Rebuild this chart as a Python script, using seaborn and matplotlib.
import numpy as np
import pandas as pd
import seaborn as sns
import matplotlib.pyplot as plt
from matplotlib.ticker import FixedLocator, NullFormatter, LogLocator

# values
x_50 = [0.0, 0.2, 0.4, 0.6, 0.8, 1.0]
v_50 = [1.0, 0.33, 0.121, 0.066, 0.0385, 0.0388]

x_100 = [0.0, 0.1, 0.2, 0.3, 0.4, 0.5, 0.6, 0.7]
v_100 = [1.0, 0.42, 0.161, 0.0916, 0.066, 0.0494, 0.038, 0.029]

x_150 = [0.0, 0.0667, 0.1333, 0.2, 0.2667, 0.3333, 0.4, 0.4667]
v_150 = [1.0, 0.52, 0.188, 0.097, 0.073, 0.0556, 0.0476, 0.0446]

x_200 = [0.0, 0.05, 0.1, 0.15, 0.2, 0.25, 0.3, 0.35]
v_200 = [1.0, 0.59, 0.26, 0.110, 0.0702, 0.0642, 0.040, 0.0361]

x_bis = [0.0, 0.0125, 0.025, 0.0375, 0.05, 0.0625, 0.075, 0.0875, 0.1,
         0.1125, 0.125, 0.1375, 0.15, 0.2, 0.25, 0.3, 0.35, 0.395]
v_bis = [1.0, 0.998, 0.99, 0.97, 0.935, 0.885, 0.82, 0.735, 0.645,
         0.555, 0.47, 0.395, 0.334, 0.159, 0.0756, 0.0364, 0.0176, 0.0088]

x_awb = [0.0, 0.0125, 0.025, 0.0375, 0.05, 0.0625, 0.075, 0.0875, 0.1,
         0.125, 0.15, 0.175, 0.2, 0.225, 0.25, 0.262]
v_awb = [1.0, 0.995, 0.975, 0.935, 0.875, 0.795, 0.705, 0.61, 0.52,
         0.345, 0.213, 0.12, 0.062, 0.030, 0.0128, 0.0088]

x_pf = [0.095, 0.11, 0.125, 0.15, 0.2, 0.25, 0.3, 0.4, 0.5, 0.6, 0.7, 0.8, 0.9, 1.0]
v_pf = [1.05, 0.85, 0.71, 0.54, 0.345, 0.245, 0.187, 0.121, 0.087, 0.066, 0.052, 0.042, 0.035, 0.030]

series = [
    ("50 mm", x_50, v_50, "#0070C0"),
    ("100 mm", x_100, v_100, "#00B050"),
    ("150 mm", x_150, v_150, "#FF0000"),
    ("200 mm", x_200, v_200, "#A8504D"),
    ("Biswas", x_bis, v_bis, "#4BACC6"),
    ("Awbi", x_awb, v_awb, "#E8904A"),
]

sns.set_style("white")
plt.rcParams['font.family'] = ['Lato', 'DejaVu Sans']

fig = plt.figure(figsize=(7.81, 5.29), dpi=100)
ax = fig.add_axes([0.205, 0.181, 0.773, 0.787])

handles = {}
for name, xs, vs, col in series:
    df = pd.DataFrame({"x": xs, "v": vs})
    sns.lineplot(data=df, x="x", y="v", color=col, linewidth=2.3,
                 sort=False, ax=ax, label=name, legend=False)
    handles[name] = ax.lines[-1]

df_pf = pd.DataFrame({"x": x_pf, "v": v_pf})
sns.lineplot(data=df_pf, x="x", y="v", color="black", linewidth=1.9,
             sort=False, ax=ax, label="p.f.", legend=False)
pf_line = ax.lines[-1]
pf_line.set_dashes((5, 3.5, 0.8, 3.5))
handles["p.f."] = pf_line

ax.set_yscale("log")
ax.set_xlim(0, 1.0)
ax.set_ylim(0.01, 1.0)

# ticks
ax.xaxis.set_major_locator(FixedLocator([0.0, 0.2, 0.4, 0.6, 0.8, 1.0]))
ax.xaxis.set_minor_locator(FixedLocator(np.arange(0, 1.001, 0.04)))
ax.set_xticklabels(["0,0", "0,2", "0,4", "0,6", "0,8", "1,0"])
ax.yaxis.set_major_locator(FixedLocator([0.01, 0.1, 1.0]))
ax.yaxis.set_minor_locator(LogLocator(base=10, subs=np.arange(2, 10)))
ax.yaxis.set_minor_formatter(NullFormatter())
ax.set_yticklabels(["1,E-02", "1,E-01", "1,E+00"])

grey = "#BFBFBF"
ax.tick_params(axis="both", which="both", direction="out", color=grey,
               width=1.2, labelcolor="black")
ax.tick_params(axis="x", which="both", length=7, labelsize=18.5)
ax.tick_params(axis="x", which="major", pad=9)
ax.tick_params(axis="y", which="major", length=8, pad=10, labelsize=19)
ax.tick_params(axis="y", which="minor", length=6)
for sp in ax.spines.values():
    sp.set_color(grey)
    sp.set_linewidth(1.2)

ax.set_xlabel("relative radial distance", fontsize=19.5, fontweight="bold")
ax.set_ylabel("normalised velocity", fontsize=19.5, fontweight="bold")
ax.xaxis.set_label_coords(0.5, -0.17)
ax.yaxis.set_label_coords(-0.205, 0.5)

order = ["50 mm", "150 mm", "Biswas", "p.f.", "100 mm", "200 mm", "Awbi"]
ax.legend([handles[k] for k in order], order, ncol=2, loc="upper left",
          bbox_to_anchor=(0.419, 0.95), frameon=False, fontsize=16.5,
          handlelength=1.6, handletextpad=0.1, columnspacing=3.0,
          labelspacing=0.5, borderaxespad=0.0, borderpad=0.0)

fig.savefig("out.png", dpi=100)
◇ ◇ ◇ ◇ ◇ ◇ ◇
▸ **WORK INSTRUCTIONS**: List every line above that holds the word "chart".

▸ **TASK ANSWER**:
Rebuild this chart as a Python script, using seaborn and matplotlib.

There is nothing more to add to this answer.